Entries with chart source code:
____
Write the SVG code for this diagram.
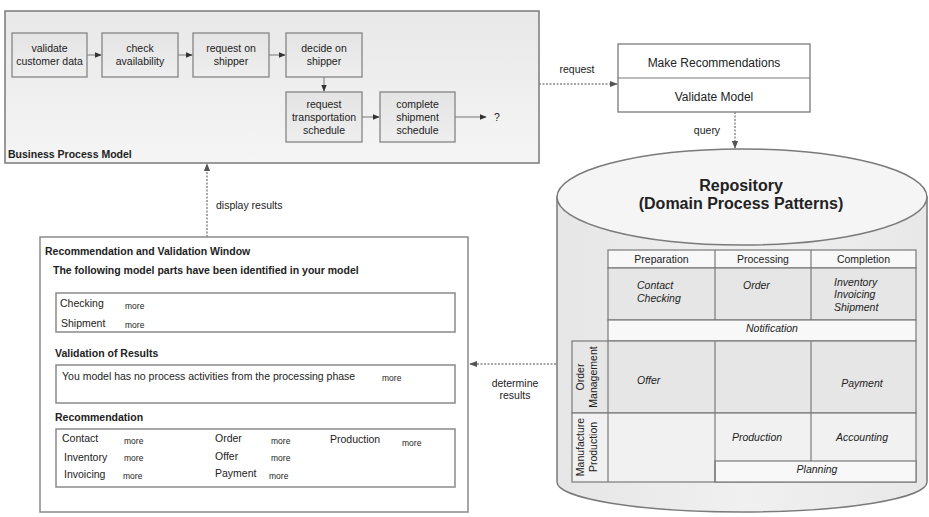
<svg xmlns="http://www.w3.org/2000/svg" width="929" height="517" viewBox="0 0 929 517">
<defs>
<linearGradient id="bpmGrad" x1="0" y1="0" x2="0" y2="1">
<stop offset="0" stop-color="#e8e8e8"/>
<stop offset="1" stop-color="#f5f5f5"/>
</linearGradient>
<linearGradient id="taskGrad" x1="0" y1="0" x2="0" y2="1">
<stop offset="0" stop-color="#e4e4e4"/>
<stop offset="1" stop-color="#eeeeee"/>
</linearGradient>
<linearGradient id="cylGrad" x1="0" y1="0" x2="1" y2="0">
<stop offset="0" stop-color="#e6e6e6"/>
<stop offset="0.5" stop-color="#f0f0f0"/>
<stop offset="1" stop-color="#e8e8e8"/>
</linearGradient>
<marker id="arr" viewBox="0 0 10 10" refX="9" refY="5" markerWidth="7" markerHeight="7" orient="auto" markerUnits="userSpaceOnUse">
<path d="M0,1 L10,5 L0,9 Z" fill="#333"/>
</marker>
<marker id="arrD" viewBox="0 0 10 10" refX="9" refY="5" markerWidth="8" markerHeight="8" orient="auto" markerUnits="userSpaceOnUse">
<path d="M0,1 L10,5 L0,9 Z" fill="#555"/>
</marker>
</defs>
<style>
text{font-family:"Liberation Sans",Arial,sans-serif;fill:#222;}
.t{font-size:10.5px;text-anchor:middle;}
.b{font-size:10.5px;font-weight:bold;}
.s{font-size:10.5px;}
.m{font-size:8.5px;}
.i{font-size:10.5px;font-style:italic;}
.ic{font-size:10.5px;font-style:italic;text-anchor:middle;}
.task{fill:url(#taskGrad);stroke:#858585;stroke-width:1.3;}
.flow{stroke:#8a8a8a;stroke-width:1.2;fill:none;marker-end:url(#arr);}
.dot{stroke:#8a8a8a;stroke-width:1.5;stroke-dasharray:2,1.5;fill:none;marker-end:url(#arrD);}
.pane{fill:#fff;stroke:#8a8a8a;stroke-width:1.5;}
.cell{stroke:#7a7a7a;stroke-width:1.2;}
</style>

<g id="business-process-model">
<rect x="5" y="11" width="534" height="152" fill="url(#bpmGrad)" stroke="#7a7a7a" stroke-width="1.5"/>
<text class="b" x="8" y="158">Business Process Model</text>
</g>
<g id="task-validate">
<rect class="task" x="12" y="33" width="75" height="44"/>
<text class="t" x="49.5" y="52">validate</text>
<text class="t" x="49.5" y="65">customer data</text>
</g>
<g id="task-check">
<rect class="task" x="102" y="33" width="76" height="44"/>
<text class="t" x="140" y="52">check</text>
<text class="t" x="140" y="65">availability</text>
</g>
<g id="task-request-shipper">
<rect class="task" x="193" y="33" width="76" height="44"/>
<text class="t" x="231" y="52">request on</text>
<text class="t" x="231" y="65">shipper</text>
</g>
<g id="task-decide-shipper">
<rect class="task" x="286" y="33" width="76" height="44"/>
<text class="t" x="324" y="52">decide on</text>
<text class="t" x="324" y="65">shipper</text>
</g>
<g id="task-request-transport">
<rect class="task" x="286" y="92" width="76" height="50"/>
<text class="t" x="324" y="108">request</text>
<text class="t" x="324" y="121">transportation</text>
<text class="t" x="324" y="134">schedule</text>
</g>
<g id="task-complete-shipment">
<rect class="task" x="380" y="92" width="75" height="50"/>
<text class="t" x="417.5" y="108">complete</text>
<text class="t" x="417.5" y="121">shipment</text>
<text class="t" x="417.5" y="134">schedule</text>
</g>
<g id="unknown-end">
<text class="s" x="494" y="121">?</text>
</g>

<g id="recommender">
<rect x="618" y="44" width="192" height="68" fill="#fff" stroke="#7a7a7a" stroke-width="1.3"/>
<line x1="618" y1="78" x2="810" y2="78" stroke="#7a7a7a" stroke-width="1.2"/>
<text class="t" x="714" y="67" style="font-size:12px">Make Recommendations</text>
<text class="t" x="714" y="101" style="font-size:12px">Validate Model</text>
</g>

<g id="repository">
<path d="M557,197 L557,482 A185,30 0 0 0 927,482 L927,197 Z" fill="url(#cylGrad)" stroke="#7a7a7a" stroke-width="1.5"/>
<ellipse cx="742" cy="197" rx="185" ry="48" fill="#f5f5f5" stroke="#7a7a7a" stroke-width="1.5"/>
<text x="741" y="191" text-anchor="middle" style="font-size:16px;font-weight:bold">Repository</text>
<text x="741" y="209" text-anchor="middle" style="font-size:16px;font-weight:bold">(Domain Process Patterns)</text>
</g>

<g id="pattern-table">
<rect class="cell" x="608" y="250" width="308" height="18" fill="#f8f8f8"/>
<rect class="cell" x="608" y="268" width="308" height="52" fill="#e6e6e6"/>
<rect class="cell" x="608" y="320" width="308" height="21" fill="#f8f8f8"/>
<rect class="cell" x="572" y="341" width="344" height="72" fill="#e6e6e6"/>
<rect class="cell" x="572" y="413" width="344" height="69" fill="#f1f1f1"/>
<rect class="cell" x="715" y="461" width="201" height="21" fill="#f8f8f8"/>
<line class="cell" x1="715" y1="250" x2="715" y2="320"/>
<line class="cell" x1="811" y1="250" x2="811" y2="320"/>
<line class="cell" x1="608" y1="341" x2="608" y2="482"/>
<line class="cell" x1="715" y1="341" x2="715" y2="482"/>
<line class="cell" x1="811" y1="341" x2="811" y2="461"/>
<text class="t" x="661.5" y="263">Preparation</text>
<text class="t" x="763" y="263">Processing</text>
<text class="t" x="863.5" y="263">Completion</text>
<text class="i" x="637" y="289">Contact</text>
<text class="i" x="637" y="302">Checking</text>
<text class="i" x="743" y="289">Order</text>
<text class="i" x="834" y="286">Inventory</text>
<text class="i" x="834" y="298">Invoicing</text>
<text class="i" x="834" y="311">Shipment</text>
<text class="ic" x="772" y="332">Notification</text>
<text class="i" x="637" y="384">Offer</text>
<text class="ic" x="862" y="387">Payment</text>
<text class="ic" x="757" y="441">Production</text>
<text class="ic" x="862" y="441">Accounting</text>
<text class="ic" x="817" y="473">Planning</text>
<text class="t" transform="translate(584,377) rotate(-90)">Order</text>
<text class="t" transform="translate(597,377) rotate(-90)">Management</text>
<text class="t" transform="translate(584,447) rotate(-90)">Manufacture</text>
<text class="t" transform="translate(597,447) rotate(-90)">Production</text>
</g>

<g id="recommendation-window">
<rect x="40" y="237" width="428" height="275" fill="#fff" stroke="#8a8a8a" stroke-width="1.5"/>
<text class="b" x="45" y="255">Recommendation and Validation Window</text>
<text class="b" x="53" y="274">The following model parts have been identified in your model</text>
<rect class="pane" x="56" y="293" width="399" height="39"/>
<text class="s" x="60" y="307">Checking</text>
<text class="m" x="125" y="309">more</text>
<text class="s" x="61" y="327">Shipment</text>
<text class="m" x="125" y="328">more</text>
<text class="b" x="55" y="357">Validation of Results</text>
<rect class="pane" x="56" y="365" width="399" height="38"/>
<text class="s" x="62" y="380">You model has no process activities from the processing phase</text>
<text class="m" x="382" y="381">more</text>
<text class="b" x="55" y="421">Recommendation</text>
<rect class="pane" x="56" y="429" width="399" height="58"/>
<text class="s" x="62" y="442">Contact</text>
<text class="m" x="124" y="444">more</text>
<text class="s" x="215" y="442">Order</text>
<text class="m" x="271" y="444">more</text>
<text class="s" x="330" y="443">Production</text>
<text class="m" x="402" y="446">more</text>
<text class="s" x="64" y="461">Inventory</text>
<text class="m" x="124" y="461">more</text>
<text class="s" x="215" y="460">Offer</text>
<text class="m" x="271" y="461">more</text>
<text class="s" x="64" y="478">Invoicing</text>
<text class="m" x="123" y="479">more</text>
<text class="s" x="215" y="477">Payment</text>
<text class="m" x="269" y="479">more</text>
</g>

<g id="connectors">
<line class="flow" x1="87" y1="55" x2="101" y2="55"/>
<line class="flow" x1="178" y1="55" x2="192" y2="55"/>
<line class="flow" x1="269" y1="55" x2="285" y2="55"/>
<line class="flow" x1="324" y1="77" x2="324" y2="91"/>
<line class="flow" x1="362" y1="117" x2="379" y2="117"/>
<line class="flow" x1="455" y1="117" x2="486" y2="117"/>
<line class="dot" x1="539" y1="84" x2="617" y2="84"/>
<text class="t" x="577" y="73">request</text>
<line class="dot" x1="735" y1="112" x2="735" y2="148"/>
<text class="t" x="707" y="134">query</text>
<line class="dot" x1="556" y1="364" x2="470" y2="364"/>
<text class="t" x="515" y="387">determine</text>
<text class="t" x="515" y="399">results</text>
<line class="dot" x1="207" y1="237" x2="207" y2="164"/>
<text class="s" x="216" y="209">display results</text>
</g>
</svg>
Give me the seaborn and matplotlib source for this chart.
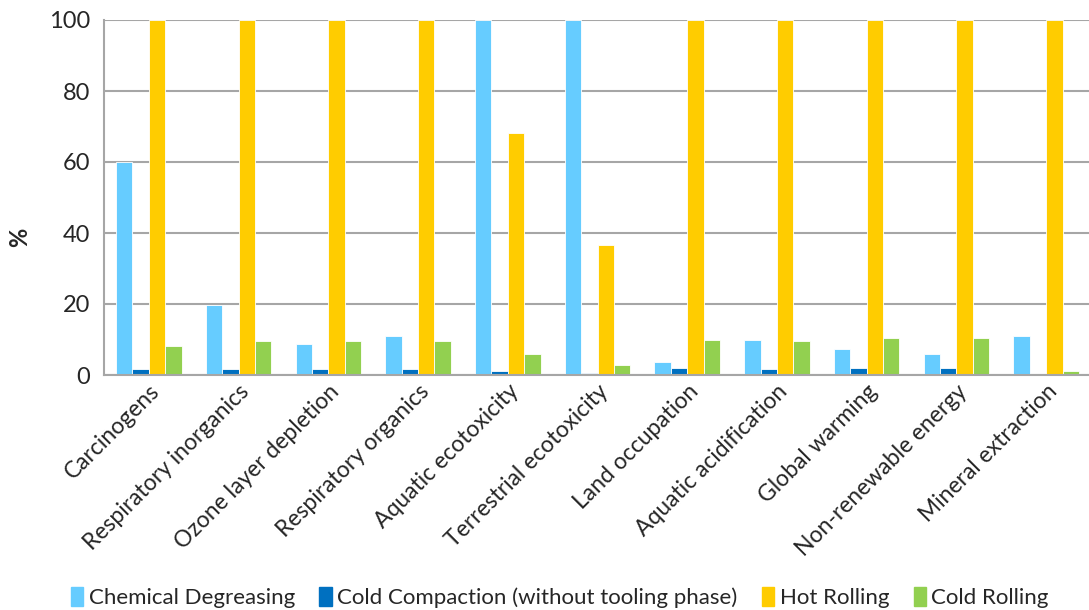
____
Aim:
Look through the data above. Copy every line with the string "this" in it.

Finished exercise:
Write the SVG code for this diagram.
Give me the seaborn and matplotlib source for this chart.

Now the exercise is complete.